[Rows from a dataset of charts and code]

###

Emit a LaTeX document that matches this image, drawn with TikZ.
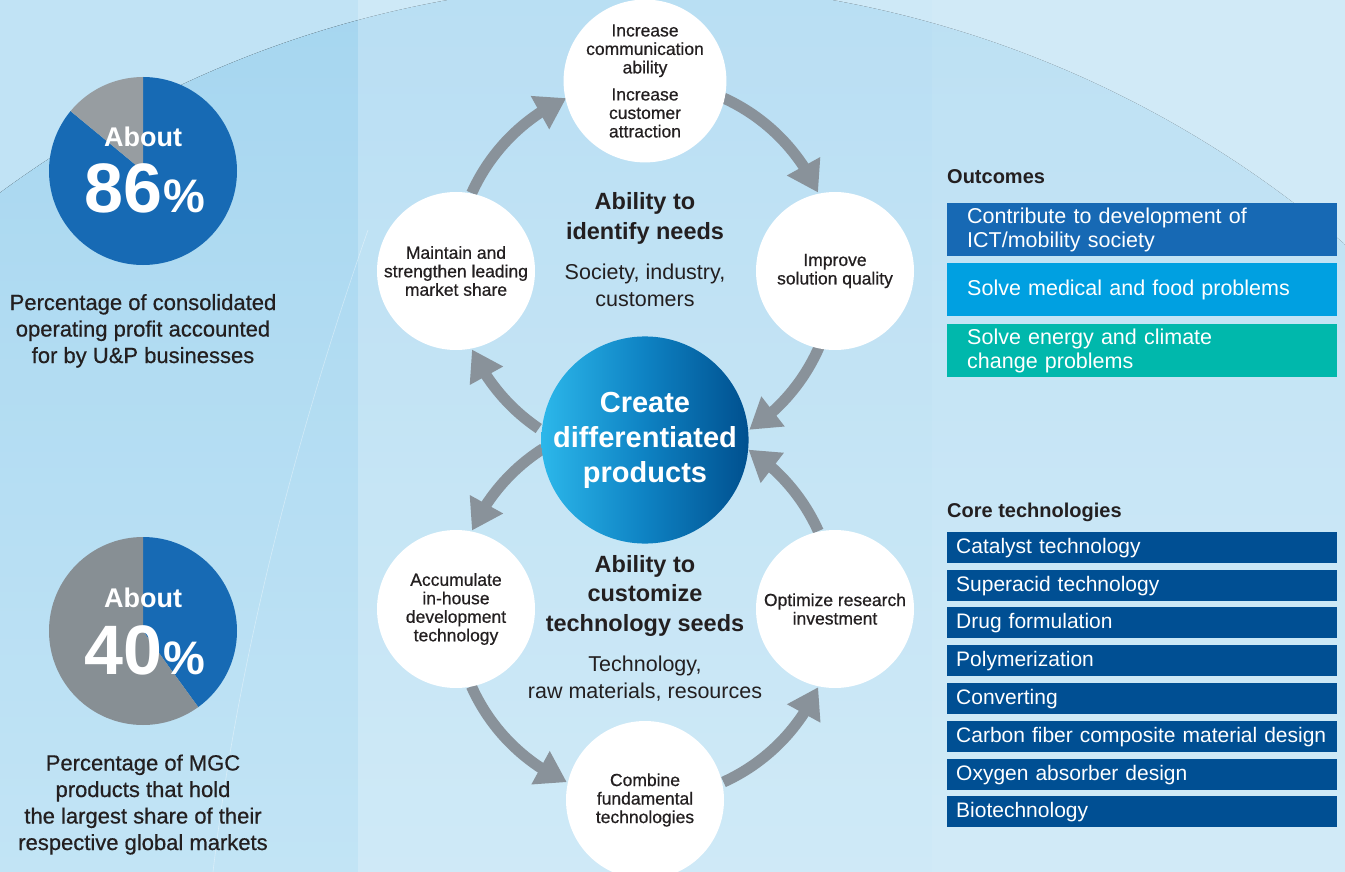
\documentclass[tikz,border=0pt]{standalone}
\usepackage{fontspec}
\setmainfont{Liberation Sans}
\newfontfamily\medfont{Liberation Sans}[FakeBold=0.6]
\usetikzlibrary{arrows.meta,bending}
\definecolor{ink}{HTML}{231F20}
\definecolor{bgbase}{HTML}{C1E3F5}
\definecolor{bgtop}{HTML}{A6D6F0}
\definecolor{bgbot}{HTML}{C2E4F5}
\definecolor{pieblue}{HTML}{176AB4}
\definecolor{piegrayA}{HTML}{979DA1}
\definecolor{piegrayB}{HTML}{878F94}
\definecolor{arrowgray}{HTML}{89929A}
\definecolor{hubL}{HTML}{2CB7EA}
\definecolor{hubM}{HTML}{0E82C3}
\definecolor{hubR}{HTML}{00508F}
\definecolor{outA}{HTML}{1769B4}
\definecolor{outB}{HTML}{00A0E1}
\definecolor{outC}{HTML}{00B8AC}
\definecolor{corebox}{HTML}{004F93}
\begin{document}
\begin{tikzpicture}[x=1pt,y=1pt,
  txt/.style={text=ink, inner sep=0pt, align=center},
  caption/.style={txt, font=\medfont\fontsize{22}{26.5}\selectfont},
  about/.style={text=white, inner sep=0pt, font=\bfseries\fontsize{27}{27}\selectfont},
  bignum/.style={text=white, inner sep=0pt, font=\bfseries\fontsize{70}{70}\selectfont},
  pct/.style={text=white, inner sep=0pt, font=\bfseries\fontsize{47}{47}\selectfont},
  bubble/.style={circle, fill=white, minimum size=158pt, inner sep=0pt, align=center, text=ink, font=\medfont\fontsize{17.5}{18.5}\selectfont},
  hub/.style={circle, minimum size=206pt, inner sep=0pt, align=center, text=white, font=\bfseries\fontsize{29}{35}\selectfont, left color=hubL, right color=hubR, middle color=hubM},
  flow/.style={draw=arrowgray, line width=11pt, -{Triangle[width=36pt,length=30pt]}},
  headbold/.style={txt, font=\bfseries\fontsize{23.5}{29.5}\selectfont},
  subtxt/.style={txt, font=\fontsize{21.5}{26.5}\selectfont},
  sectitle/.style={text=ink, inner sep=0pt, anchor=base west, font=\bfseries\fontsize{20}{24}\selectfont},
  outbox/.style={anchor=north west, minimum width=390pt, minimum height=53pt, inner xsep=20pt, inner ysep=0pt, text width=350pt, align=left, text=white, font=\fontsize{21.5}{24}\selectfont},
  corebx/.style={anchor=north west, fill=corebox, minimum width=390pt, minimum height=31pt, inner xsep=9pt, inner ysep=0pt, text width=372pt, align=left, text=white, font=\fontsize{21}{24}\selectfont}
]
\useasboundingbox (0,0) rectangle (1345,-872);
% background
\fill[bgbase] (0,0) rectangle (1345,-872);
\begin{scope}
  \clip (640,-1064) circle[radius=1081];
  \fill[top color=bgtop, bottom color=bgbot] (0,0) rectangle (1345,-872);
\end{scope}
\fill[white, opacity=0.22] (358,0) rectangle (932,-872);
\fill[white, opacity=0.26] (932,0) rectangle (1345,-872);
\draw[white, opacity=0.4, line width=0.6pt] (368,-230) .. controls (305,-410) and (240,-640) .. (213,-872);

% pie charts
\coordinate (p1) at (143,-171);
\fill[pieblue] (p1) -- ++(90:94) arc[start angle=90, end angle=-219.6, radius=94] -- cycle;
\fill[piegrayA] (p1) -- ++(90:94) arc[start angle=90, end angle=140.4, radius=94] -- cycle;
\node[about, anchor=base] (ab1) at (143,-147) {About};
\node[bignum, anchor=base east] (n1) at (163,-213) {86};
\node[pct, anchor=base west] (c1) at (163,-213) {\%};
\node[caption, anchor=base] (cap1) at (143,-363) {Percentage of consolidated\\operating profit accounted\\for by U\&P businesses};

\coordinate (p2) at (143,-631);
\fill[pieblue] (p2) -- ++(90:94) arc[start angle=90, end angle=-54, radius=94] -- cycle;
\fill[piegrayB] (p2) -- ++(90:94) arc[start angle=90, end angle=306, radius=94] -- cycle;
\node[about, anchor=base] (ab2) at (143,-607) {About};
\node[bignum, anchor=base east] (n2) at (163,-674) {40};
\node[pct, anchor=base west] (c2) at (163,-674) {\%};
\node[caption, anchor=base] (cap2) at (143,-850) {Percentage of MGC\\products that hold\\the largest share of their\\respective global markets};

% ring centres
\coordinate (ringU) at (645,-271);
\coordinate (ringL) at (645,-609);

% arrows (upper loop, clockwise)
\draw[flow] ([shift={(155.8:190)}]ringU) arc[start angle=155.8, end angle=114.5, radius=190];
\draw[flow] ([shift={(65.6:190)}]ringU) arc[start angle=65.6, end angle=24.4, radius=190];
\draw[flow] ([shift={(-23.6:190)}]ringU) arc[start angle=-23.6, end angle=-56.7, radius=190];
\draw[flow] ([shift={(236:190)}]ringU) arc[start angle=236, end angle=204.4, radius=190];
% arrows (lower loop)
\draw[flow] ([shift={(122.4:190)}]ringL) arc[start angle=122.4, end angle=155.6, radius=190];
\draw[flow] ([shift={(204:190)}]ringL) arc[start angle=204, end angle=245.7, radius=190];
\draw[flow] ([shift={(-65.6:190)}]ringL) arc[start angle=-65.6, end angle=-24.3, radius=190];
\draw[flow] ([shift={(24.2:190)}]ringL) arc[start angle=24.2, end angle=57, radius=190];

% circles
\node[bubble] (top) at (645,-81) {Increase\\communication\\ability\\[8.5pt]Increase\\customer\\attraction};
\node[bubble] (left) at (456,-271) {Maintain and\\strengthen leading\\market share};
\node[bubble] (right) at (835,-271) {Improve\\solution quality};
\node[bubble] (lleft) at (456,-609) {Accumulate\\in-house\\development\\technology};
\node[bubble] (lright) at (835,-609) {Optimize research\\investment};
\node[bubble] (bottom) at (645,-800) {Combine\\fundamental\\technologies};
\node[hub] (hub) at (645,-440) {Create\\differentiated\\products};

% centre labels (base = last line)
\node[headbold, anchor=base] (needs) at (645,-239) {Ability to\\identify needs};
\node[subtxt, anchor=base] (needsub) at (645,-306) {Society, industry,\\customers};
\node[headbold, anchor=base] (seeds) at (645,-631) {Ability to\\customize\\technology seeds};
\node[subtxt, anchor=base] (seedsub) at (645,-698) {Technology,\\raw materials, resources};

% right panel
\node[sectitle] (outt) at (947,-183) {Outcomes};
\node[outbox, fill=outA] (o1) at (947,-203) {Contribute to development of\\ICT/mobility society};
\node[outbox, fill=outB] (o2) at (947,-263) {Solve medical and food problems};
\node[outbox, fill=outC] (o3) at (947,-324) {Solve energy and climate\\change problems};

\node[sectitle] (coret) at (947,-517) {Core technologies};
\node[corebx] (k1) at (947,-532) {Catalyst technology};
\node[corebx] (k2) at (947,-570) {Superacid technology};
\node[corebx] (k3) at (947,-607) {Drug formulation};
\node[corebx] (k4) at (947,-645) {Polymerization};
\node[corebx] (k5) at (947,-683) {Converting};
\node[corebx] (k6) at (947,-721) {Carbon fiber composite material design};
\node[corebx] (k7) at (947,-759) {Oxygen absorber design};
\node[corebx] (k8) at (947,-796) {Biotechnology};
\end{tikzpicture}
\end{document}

###

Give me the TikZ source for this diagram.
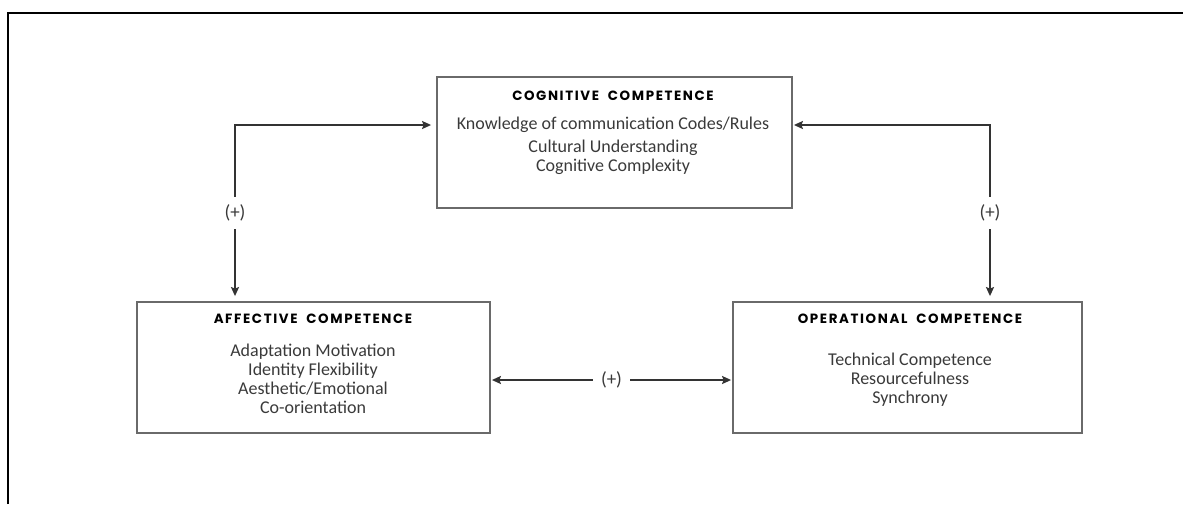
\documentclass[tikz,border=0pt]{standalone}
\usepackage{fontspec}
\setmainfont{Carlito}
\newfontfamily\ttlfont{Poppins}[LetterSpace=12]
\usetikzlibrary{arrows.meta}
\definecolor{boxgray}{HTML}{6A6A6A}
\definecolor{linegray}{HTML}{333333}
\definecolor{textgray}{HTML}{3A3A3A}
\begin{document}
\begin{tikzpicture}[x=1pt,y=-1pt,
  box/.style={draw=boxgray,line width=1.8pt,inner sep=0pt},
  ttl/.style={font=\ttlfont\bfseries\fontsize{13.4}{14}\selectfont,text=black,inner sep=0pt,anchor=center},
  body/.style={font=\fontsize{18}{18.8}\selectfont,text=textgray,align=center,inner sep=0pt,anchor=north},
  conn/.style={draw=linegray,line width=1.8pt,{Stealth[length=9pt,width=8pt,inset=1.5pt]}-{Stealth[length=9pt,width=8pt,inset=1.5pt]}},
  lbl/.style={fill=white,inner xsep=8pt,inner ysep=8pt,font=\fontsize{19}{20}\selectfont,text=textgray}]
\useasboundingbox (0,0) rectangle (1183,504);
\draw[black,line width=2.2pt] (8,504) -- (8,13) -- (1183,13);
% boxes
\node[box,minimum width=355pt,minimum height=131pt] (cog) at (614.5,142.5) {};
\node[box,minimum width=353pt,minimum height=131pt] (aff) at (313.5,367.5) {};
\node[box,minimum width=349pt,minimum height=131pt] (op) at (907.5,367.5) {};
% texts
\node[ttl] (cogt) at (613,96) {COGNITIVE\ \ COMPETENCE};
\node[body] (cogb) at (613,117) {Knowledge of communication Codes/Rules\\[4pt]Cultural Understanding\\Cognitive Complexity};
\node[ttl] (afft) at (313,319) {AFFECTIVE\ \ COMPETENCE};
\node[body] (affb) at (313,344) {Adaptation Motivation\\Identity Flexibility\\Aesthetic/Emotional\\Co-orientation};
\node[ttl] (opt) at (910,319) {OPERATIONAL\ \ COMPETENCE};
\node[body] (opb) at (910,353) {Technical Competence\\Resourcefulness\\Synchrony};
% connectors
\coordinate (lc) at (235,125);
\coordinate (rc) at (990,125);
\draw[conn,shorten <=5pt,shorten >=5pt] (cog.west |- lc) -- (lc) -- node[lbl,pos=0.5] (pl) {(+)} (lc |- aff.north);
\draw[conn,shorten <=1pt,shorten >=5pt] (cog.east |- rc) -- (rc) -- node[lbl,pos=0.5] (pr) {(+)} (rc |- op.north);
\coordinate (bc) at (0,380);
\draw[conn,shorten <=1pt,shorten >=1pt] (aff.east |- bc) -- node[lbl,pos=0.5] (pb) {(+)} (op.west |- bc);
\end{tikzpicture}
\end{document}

###

DIRECTIVE:
Filter the records above for "that" and copy every matching line.

OUTPUT FOR THIS TASK:
Emit a LaTeX document that matches this image, drawn with TikZ.
\node[caption, anchor=base] (cap2) at (143,-850) {Percentage of MGC\\products that hold\\the largest share of their\\respective global markets};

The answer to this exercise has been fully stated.